Раса имеет корни. Раса и ландшафт едины. Где растение коренится, там оно и умирает. Можно, пожалуй, задавать вопрос о «родине» расы, однако надо знать, что там, где ее родина, там раса со своими вполне определенными чертами тела и души и остается. Если мы ее там не обнаруживаем, ее больше нет вообще нигде. Раса не переселяется. Люди переходят с места на место; последующие их поколения рождаются тогда в постоянно меняющихся ландшафтах; ландшафт приобретает тайную силу над растительным в их существе, и наконец выражение расы радикально меняется: старое угасает и является новое. То не англичане и немцы выехали в Америку, но люди эти отправились туда как англичане и немцы; и теперь их правнуки пребывают там как янки, ведь давно уже ни для кого не секрет, что индейская почва оказала свое на них воздействие: из поколения в поколение они делаются все более похожими на искорененное население.
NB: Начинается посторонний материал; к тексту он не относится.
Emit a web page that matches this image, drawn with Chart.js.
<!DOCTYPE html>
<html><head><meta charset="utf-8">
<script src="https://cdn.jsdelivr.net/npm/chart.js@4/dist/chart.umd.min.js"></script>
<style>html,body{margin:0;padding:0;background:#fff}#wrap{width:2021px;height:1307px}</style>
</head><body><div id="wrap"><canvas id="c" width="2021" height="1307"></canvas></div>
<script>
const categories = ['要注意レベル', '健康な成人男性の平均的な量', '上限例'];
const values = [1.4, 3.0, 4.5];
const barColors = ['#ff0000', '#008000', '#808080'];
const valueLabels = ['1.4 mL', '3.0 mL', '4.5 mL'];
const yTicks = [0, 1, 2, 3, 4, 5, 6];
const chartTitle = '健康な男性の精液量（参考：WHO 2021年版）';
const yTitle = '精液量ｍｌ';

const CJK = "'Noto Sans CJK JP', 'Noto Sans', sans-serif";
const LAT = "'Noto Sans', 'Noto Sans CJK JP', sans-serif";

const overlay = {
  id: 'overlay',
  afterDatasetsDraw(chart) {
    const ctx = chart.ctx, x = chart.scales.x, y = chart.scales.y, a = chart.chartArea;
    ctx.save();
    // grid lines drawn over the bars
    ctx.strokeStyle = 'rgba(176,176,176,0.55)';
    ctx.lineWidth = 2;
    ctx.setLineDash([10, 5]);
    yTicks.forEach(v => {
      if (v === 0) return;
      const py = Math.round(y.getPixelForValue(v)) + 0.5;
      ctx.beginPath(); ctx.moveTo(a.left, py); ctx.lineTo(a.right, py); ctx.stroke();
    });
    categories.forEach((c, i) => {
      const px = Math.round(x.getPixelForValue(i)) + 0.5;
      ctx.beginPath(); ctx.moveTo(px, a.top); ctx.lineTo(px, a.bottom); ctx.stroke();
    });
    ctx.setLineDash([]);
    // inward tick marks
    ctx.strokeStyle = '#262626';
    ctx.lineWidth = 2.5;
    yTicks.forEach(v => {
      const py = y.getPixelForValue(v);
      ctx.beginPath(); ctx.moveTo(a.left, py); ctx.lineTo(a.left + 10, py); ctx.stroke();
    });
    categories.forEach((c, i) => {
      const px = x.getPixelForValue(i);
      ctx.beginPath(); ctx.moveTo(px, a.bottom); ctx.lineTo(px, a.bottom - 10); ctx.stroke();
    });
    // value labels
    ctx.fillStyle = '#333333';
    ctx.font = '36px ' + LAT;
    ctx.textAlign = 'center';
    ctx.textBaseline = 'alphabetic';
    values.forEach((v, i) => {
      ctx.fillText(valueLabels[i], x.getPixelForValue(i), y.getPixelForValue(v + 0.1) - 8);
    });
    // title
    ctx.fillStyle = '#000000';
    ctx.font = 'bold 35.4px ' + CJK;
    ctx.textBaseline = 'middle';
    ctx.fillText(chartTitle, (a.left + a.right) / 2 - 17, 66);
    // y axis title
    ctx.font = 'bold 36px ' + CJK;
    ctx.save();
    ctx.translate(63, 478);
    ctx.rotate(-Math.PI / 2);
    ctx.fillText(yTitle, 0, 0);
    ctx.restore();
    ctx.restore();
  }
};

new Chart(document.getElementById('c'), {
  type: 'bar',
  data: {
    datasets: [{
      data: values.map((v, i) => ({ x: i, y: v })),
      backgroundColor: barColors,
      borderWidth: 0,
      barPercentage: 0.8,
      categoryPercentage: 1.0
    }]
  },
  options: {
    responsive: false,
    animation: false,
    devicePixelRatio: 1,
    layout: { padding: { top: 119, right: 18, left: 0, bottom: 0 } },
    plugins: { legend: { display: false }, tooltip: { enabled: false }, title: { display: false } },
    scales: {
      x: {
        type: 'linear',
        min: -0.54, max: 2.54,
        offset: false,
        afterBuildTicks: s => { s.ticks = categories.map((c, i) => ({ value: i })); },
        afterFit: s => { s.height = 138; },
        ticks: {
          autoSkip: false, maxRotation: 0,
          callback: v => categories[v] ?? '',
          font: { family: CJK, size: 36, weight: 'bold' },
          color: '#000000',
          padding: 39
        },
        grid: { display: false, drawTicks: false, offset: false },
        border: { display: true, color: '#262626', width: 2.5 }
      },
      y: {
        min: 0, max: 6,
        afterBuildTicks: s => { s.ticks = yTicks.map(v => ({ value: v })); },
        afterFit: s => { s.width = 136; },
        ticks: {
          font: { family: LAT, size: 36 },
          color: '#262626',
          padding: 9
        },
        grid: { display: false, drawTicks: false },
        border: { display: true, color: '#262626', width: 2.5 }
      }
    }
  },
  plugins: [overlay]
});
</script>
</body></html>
Гоулд и Бакстер показали, что белые любого происхождения, индейцы и негры приобретают одни и те же средние размеры тела и скорость роста, причем так быстро, что въехавшие недавно ирландцы (с очень малой скоростью роста) испытывают воздействие ландшафта уже непосредственно на себе самих. Боас165 продемонстрировал, что родившиеся уже в Америке дети длинноголовых сицилийских и короткоголовых немецких евреев имеют одну и ту же форму головы. Однако то же самое будет верно где угодно и когда угодно, из чего вытекает необходимость проявлять величайшую осторожность в отношении тех исторических переселений, насчет которых нам известны лишь некоторые названия переселявшихся племен и немногочисленные фрагменты языков, как это имеет место в античной предыстории с данайцами, этрусками, пеласгами, ахейцами, дорийцами. О расах этих «народов» такие сведения ничего не говорят. Нет сомнения: то, что влилось в южноевропейские страны под именами готов, лангобардов, вандалов, было особой расой. Однако уже ко времени Возрождения они полностью срослись с расовыми особенностями, укорененными в прованской, кастильской и тосканской почве.